In order for the chart to retain the order of the rows, the X axis variable (i.e. the categories) has to be converted into a factor.

PopulationRanklast3 <- PopulationRanklast3[order(-PopulationRanklast3$Population), ]  # sort
PopulationRanklast3$Unit <- factor(PopulationRanklast3$Unit, levels = PopulationRanklast3$Unit)  # to retain the order in plot.

Lollipop Chart Conveys the same information as in bar charts. By reducing the thick bars into thin lines, it reduces the clutter and lays more emphasis on the value. It looks nice and modern.

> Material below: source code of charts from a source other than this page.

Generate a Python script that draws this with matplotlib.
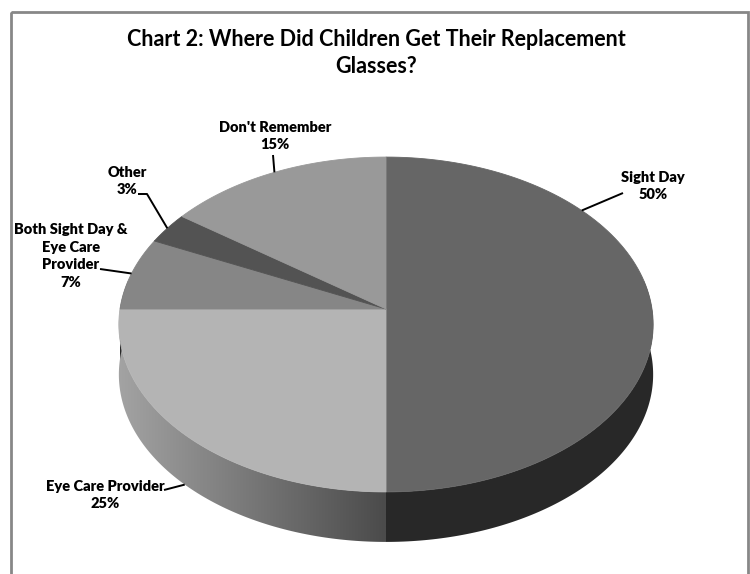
import numpy as np
import matplotlib
matplotlib.use("Agg")
import matplotlib.pyplot as plt
from matplotlib.patches import Polygon, Rectangle

# --- data ---
categories = ["Sight Day", "Eye Care Provider", "Both Sight Day &\nEye Care\nProvider", "Other", "Don't Remember"]
percent = [50, 25, 7, 3, 15]
title = "Chart 2: Where Did Children Get Their Replacement\nGlasses?"

# --- style / layout ---
top_colors = ["#666666", "#b4b4b4", "#868686", "#535353", "#999999"]
side_color = "#282828"
CX, CY = 386, 309        # projected pie centre (pixels)
RX, RY = 266, 166        # half axes of the top face
PERSP = 0.0925           # perspective strength
DEPTH = 50               # thickness of the pie
# where along each slice the leader touches (fraction of slice), and label placement
label_frac = [0.284, 0.5, 0.5, 0.5, 0.5]
label_pos = [(653, 186), (105, 495), (71, 256), (127, 181), (275, 136)]
leader_mid = [None, None, None, (147, 194), None]
leader_end = [(623, 193), (164, 490), (100, 269), (138, 194), (273, 155)]
on_bottom = [False, True, False, False, False]

FONT = ["Lato", "DejaVu Sans"]


def project(cw_deg):
    # angle measured clockwise from 12 o'clock
    th = np.radians(90 - np.asarray(cw_deg, dtype=float))
    x, y = np.cos(th), np.sin(th)
    d = 1 + PERSP * y
    return CX + RX * x / d, CY - RY * y / d


def arc(a0, a1, n=120):
    xs, ys = project(np.linspace(a0, a1, n))
    return np.column_stack([xs, ys])


fig = plt.figure(figsize=(7.5, 5.74), dpi=100)
ax = fig.add_axes([0, 0, 1, 1])
ax.set_xlim(0, 750)
ax.set_ylim(574, 0)
ax.axis("off")

# chart frame
ax.add_patch(Rectangle((11, 12), 737, 580, fill=False, edgecolor="#878787", lw=2, zorder=0))

total = sum(percent)
bounds = np.concatenate([[0], np.cumsum(percent)]) / total * 360

# sides (front half only)
for i in range(len(percent)):
    a0, a1 = max(bounds[i], 80), min(bounds[i + 1], 280)
    if a1 <= a0:
        continue
    top = arc(a0, a1)
    bot = top[::-1] + [0, DEPTH]
    poly = Polygon(np.vstack([top, bot]), closed=True, facecolor=side_color,
                   edgecolor="none", zorder=1)
    ax.add_patch(poly)
    if categories[i] == "Eye Care Provider":
        # light-to-dark gradient across the front side
        poly.set_facecolor("none")
        grad = np.linspace(0, 1, 256)[None, :]
        im = ax.imshow(grad, cmap=matplotlib.colors.LinearSegmentedColormap.from_list(
            "g", ["#a4a4a4", "#4b4b4b"]), extent=(CX - RX - 5, CX, CY + RY + DEPTH + 30, CY - 10),
            aspect="auto", zorder=1, interpolation="bilinear")
        im.set_clip_path(poly)

# top face
for i in range(len(percent)):
    pts = np.vstack([[CX, CY], arc(bounds[i], bounds[i + 1])])
    ax.add_patch(Polygon(pts, closed=True, facecolor=top_colors[i],
                         edgecolor=top_colors[i], lw=0.6, zorder=2))

# labels and leader lines
for i, name in enumerate(categories):
    a = bounds[i] + label_frac[i] * (bounds[i + 1] - bounds[i])
    ax_, ay_ = project(a)
    if on_bottom[i]:
        ay_ += DEPTH
    path = [(ax_, ay_)]
    if leader_mid[i] is not None:
        path.append(leader_mid[i])
    path.append(leader_end[i])
    path = np.array(path)
    ax.plot(path[:, 0], path[:, 1], color="black", lw=1.4, zorder=3,
            solid_capstyle="butt")
    ax.text(label_pos[i][0], label_pos[i][1], f"{name}\n{percent[i]}%",
            ha="center", va="center", fontsize=10.5, fontweight="heavy",
            family=FONT, linespacing=1.4, zorder=4)

ax.text(376, 53, title, ha="center", va="center", fontsize=15.5,
        family=FONT, fontweight="bold", linespacing=1.3)

fig.savefig("out.png", dpi=100)
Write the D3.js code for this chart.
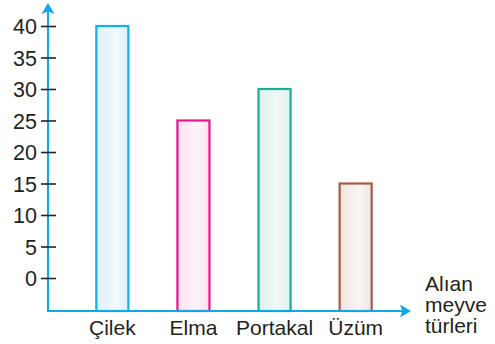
<!DOCTYPE html>
<html>
<head>
<meta charset="utf-8">
<script src="https://cdn.jsdelivr.net/npm/d3@7"></script>
<style>
  html, body { margin: 0; padding: 0; background: #fff; }
  svg { display: block; font-family: "Liberation Sans", Arial, Helvetica, sans-serif; }
</style>
</head>
<body>
<svg id="chart" width="495" height="344"></svg>
<script>
// Fruit types and counts
const categories = ["Çilek", "Elma", "Portakal", "Üzüm"];
const values = [40, 25, 30, 15];
const yTicks = [0, 5, 10, 15, 20, 25, 30, 35, 40];
const strokeColors = ["#16b1ea", "#e8168a", "#1aae96", "#a65a4a"];
const fillColors = ["#dcf0fa", "#fbe2ef", "#dff1ee", "#f1e5e1"];
const axisLabel = ["Alıan", "meyve", "türleri"];

const svg = d3.select("#chart");
const axisColor = "#13a6e6";
const textColor = "#231f20";
const font = "'Liberation Sans', Arial, sans-serif";

const originX = 48, axisY = 311;

const y = d3.scaleLinear().domain([0, 40]).range([278, 26]);
const x = d3.scaleBand().domain(categories).range([72, 396]).paddingInner(0.605).paddingOuter(0.3);

// bar gradients: soft highlight toward the right of each bar
const defs = svg.append("defs");
categories.forEach((c, i) => {
  const g = defs.append("linearGradient").attr("id", "grad" + i)
    .attr("x1", "0%").attr("x2", "100%").attr("y1", "0%").attr("y2", "0%");
  g.append("stop").attr("offset", "0%").attr("stop-color", fillColors[i]);
  g.append("stop").attr("offset", "60%").attr("stop-color", d3.interpolateRgb(fillColors[i], "#ffffff")(0.6));
  g.append("stop").attr("offset", "100%").attr("stop-color", fillColors[i]);
});

// bars, standing on the horizontal axis
svg.append("g").selectAll("rect").data(values).join("rect")
  .attr("x", (d, i) => x(categories[i]))
  .attr("y", d => y(d))
  .attr("width", x.bandwidth())
  .attr("height", d => axisY - y(d))
  .attr("fill", (d, i) => `url(#grad${i})`)
  .attr("stroke", (d, i) => strokeColors[i])
  .attr("stroke-width", 2.2);

// axis lines
svg.append("line").attr("x1", originX).attr("y1", axisY + 1).attr("x2", originX).attr("y2", 8)
  .attr("stroke", axisColor).attr("stroke-width", 2);
svg.append("line").attr("x1", originX - 1).attr("y1", axisY).attr("x2", 404).attr("y2", axisY)
  .attr("stroke", axisColor).attr("stroke-width", 2);

// arrow heads
const head = (tx, ty, ang) => {
  const s = 11, w = 6.5;
  svg.append("path")
    .attr("d", `M0,0 L${-s},${-w} L${-s * 0.78},0 L${-s},${w} Z`)
    .attr("fill", axisColor)
    .attr("transform", `translate(${tx},${ty}) rotate(${ang})`);
};
head(originX, 3, -90);
head(411, axisY, 0);

// y ticks crossing the axis
const yAxis = d3.axisLeft(y).tickValues(yTicks).tickSize(0).tickPadding(0).tickFormat(d3.format("d"));
const gy = svg.append("g").attr("transform", `translate(${originX},0)`).call(yAxis);
gy.select(".domain").remove();
gy.selectAll(".tick line").attr("x1", -7).attr("x2", 8).attr("stroke", "#222").attr("stroke-width", 1.6);
gy.selectAll(".tick text")
  .attr("x", -11).attr("dy", "0.36em")
  .attr("fill", textColor).attr("font-size", 21.5)
  .attr("font-family", font);

// category labels
const xAxis = d3.axisBottom(x).tickSize(0).tickPadding(0);
const gx = svg.append("g").attr("transform", `translate(0,${axisY})`).call(xAxis);
gx.select(".domain").remove();
gx.selectAll(".tick text")
  .attr("y", 24).attr("dy", 0)
  .attr("fill", textColor).attr("font-size", 21)
  .attr("font-family", font);

// axis title
svg.append("text").attr("x", 425).attr("y", 291)
  .attr("fill", textColor).attr("font-size", 21).attr("font-family", font)
  .selectAll("tspan").data(axisLabel).join("tspan")
  .attr("x", 425).attr("dy", (d, i) => i === 0 ? 0 : 21)
  .text(d => d);
</script>
</body>
</html>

ggplot(PopulationRanklast3, aes(x=Unit, y=Population)) + 
  geom_point(size=3) + 
  geom_segment(aes(x=Unit, 
                   xend=Unit, 
                   y=0, 
                   yend=Population)) + 
  labs(title="Average Elk Population 2014-2016\nTop 50 Units", subtitle="Population by Unit", caption="source: cpw.state.co.us")

Conclusion

There are sizable herds in Southern Colorado (80-82), as well as Southwestern Colorado. The Northwestern herd is large too. The number of elk are less along the Front Range.

After looking at this data, I’m wondering how many hunters are in each of these areas. I would expect that CPW associates the number of hunters to how many elk are in each unit.